Submitter: Vanessa Moss
Description: We are currently carrying out a month of Apertif Science Verification Campaign (SVC), with a focus on assessing the data quality of science data obtained by the time-domain and imaging teams. The week of 18th-25th March was the first time-domain week, where over 100 observations were carried out with a 93% success rate. These run on ARTS, the Apertif Radio Transient System, a beamformer plus GPU transient-search cluster built for real-time detections. On Wednesday 20th March, during the weekly Astronomy Group coffee in the echoing hallways of wing 1980, some of us were talking about the SVC over yellow cake, when Vlad Kondratiev suggested: why don’t you make some perytons? Excellent idea!

Perytons are a type of radio transient first discovered at the Parkes Radio Telescope in Australia, and later characterised by Emily Petroff (see the paper for details). They are generated when hungry, impatient humans rip open the doors of microwave ovens while they are still on (no joke). They have emission signatures highly similar to the astronomical fast radio bursts (FRBs) which the ARTS team is scientifically interested in. Perytons have high dispersion measures, which is quite unique for terrestrial RFI. You can distinguish real FRBs from perytons though, because perytons appear in all beams on the sky, not just a particular sky position. So this was deemed a good test of the real-time transient detection pipeline AMBER. A group of us were thus asked by the ARTS team to carry out a peryton detection experiment at Westerbork, since we would be on site for a tour already.
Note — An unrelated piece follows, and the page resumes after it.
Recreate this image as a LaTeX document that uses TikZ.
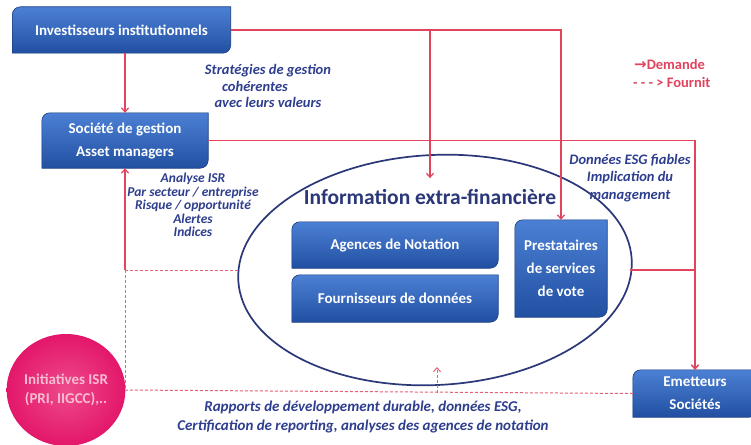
\documentclass[tikz,border=0pt]{standalone}
\usepackage{fontspec}
\setmainfont{Carlito}
\newfontfamily\symfont{DejaVu Sans}
\usetikzlibrary{arrows.meta,shapes.geometric,backgrounds}

\definecolor{boxtop}{HTML}{4C80D4}
\definecolor{boxbot}{HTML}{2150A2}
\definecolor{boxedge}{HTML}{1C3F85}
\definecolor{linkred}{HTML}{E2445E}
\definecolor{labelblue}{HTML}{2E3E8E}
\definecolor{navy}{HTML}{2A3778}
\definecolor{isrpink}{HTML}{E3176A}
\definecolor{isrlight}{HTML}{EE4A8A}
\definecolor{isrtext}{HTML}{F7BCD3}

% outline of a box with rounded top-left and bottom-right corners
\newcommand\diagbox[1]{(#1.south west) -- ([xshift=-8pt]#1.south east)
  arc[start angle=270,end angle=360,radius=8pt] -- (#1.north east)
  -- ([xshift=8pt]#1.north west) arc[start angle=90,end angle=180,radius=8pt] -- cycle}

\tikzset{
  x=1pt, y=1pt,
  box/.style={inner sep=0pt, align=center, text=white,
    font=\bfseries\fontsize{15}{23}\selectfont},
  demand/.style={draw=linkred, line width=1.2pt,
    -{Straight Barb[length=4pt,width=7pt]}},
  supply/.style={draw=linkred!85, line width=1pt, dash pattern=on 3pt off 2pt},
  note/.style={text=labelblue, align=center},
}

\begin{document}
\begin{tikzpicture}
\useasboundingbox (0,0) rectangle (751,-444);
\clip (0,0) rectangle (751,-444);

% the extra-financial information ellipse
\node[draw=navy, line width=1.7pt, ellipse, minimum width=394pt,
  minimum height=230pt, rotate=3, inner sep=0pt] (info) at (435,-270) {};

% boxes
\node[box, minimum width=218pt, minimum height=46pt] (inv) at (121.5,-30) {Investisseurs institutionnels};
\node[box, minimum width=166pt, minimum height=55pt] (soc) at (125,-140.5) {Société de gestion\\Asset managers};
\node[box, minimum width=206pt, minimum height=46pt] (age) at (395,-245) {Agences de Notation};
\node[box, minimum width=206pt, minimum height=47pt] (fou) at (395,-298.5) {Fournisseurs de données};
\node[box, minimum width=92pt, minimum height=97pt] (pre) at (561,-268.5) {Prestataires\\de services\\de vote};
\node[box, minimum width=124pt, minimum height=47pt] (emi) at (695,-393.5) {Emetteurs\\Sociétés};

\begin{scope}[on background layer]
  \fill[white] (0,0) rectangle (751,-444);
  \foreach \b in {inv,soc,age,fou,pre,emi} {
    \fill[black, opacity=0.25, shift={(1.5pt,-2pt)}] \diagbox{\b};
    \path[top color=boxtop, bottom color=boxbot, draw=boxedge, line width=0.6pt] \diagbox{\b};
  }
\end{scope}

% SRI initiatives disc
\node[ellipse, minimum width=118pt, minimum height=112pt, inner color=isrlight,
  outer color=isrpink, text=isrtext, align=center, inner sep=0pt,
  font=\bfseries\fontsize{15}{19}\selectfont] (ini) at (66,-390)
  {Initiatives ISR\\(PRI, IIGCC),..};

% title inside the ellipse
\node[text=navy, font=\bfseries\fontsize{21.5}{24}\selectfont, inner sep=3pt] (title)
  at (430,-197) {Information extra-financière};

% labels
\node[note, font=\bfseries\itshape\fontsize{14.5}{16.5}\selectfont] (lstrat) at (268,-86)
  {Stratégies de gestion\\\hspace*{-26pt}cohérentes\\avec leurs valeurs};
\node[note, font=\bfseries\itshape\fontsize{13.5}{13.5}\selectfont] (lanal) at (193,-205)
  {Analyse ISR\\Par secteur / entreprise\\Risque / opportunité\\Alertes\\Indices};
\node[note, font=\bfseries\itshape\fontsize{14.5}{17.5}\selectfont] (lesg) at (630,-178)
  {Données ESG fiables\\Implication du\\management};
\node[note, font=\bfseries\itshape\fontsize{15}{18.5}\selectfont] (lrap) at (363,-417)
  {Rapports de développement durable, données ESG,\\Certification de reporting, analyses des agences de notation};

% legend
\node[anchor=west, text=linkred, font=\bfseries\fontsize{14.5}{16}\selectfont, inner sep=0pt] (legd)
  at (634,-64) {{\symfont\fontsize{15}{16}\selectfont →}Demande};
\node[anchor=west, text=linkred, font=\bfseries\fontsize{14.5}{16}\selectfont, inner sep=0pt] (legf)
  at (633,-82) {- - - > Fournit};

% junction points on the ellipse and on the supply lines
\coordinate (infoW) at (238,-270);
\coordinate (infoE) at (630,-270);
\coordinate (jsw) at (soc.south |- infoW);
\coordinate (jb) at (437,-393);
\coordinate (jbt) at (437,-367);

% supply (dashed)
\draw[supply] (emi.west) -- (ini.east);
\draw[supply] (jsw) -- (jsw |- ini.east);
\draw[supply] (infoW) -- (jsw);
\draw[supply, -{Straight Barb[length=4pt,width=7pt]}] (jb) -- (jbt);

% demand (solid)
\draw[demand] (jsw) -- (soc.south);
\draw[demand] (inv.south -| soc.north) -- (soc.north);
\draw[demand] (inv.east) -- (inv.east -| pre.north) -- (pre.north);
\draw[demand] (inv.east -| title.north) -- ([yshift=8pt]title.north);
\draw[demand] (soc.east) -- (soc.east -| emi.north) -- (emi.north);
\draw[demand] (infoE) -- (infoE -| emi.north) -- (emi.north);
\end{tikzpicture}
\end{document}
Joeri van Leeuwen sourced a microwave from the ASTRON guest house (thanks Ina), and Alexander Kutkin provided an extra microwave, so we took the two microwaves along with us to WSRT. Emily provided detailed setup plans (top left). In total we tried to emit 8 perytons, 4 each from the two microwaves (left middle, bottom). Half of these were generated inside the control building which does have some RFI shielding, and the other half were generated near the old cabinet building for RT6. We were not necessarily expecting success because only specific kinds of microwaves are capable of generating perytons due to safety measures, but amazingly we did generate one really bright one which was picked up clearly by the ARTS pipeline, in all 40 beams (right sub panel). We could also tell which microwave this was by matching the timestamps from our recorded data. This was a great way to verify the real-time capabilities of the ARTS transient detection, and an interesting experiment to carry out. Thanks to everyone involved in helping to make this possible: Joeri van Leeuwen, Leon Oostrum, Jan Pieter de Reijer, Emma Tiggelaar, Matthijs van der Wiel, Helga Denes, Sarrvesh Sridhar, Joe Callingham, Emily Petroff, and the WSRT operations team. Looking forward to seeing some analysis of these results in Leon’s upcoming PhD thesis!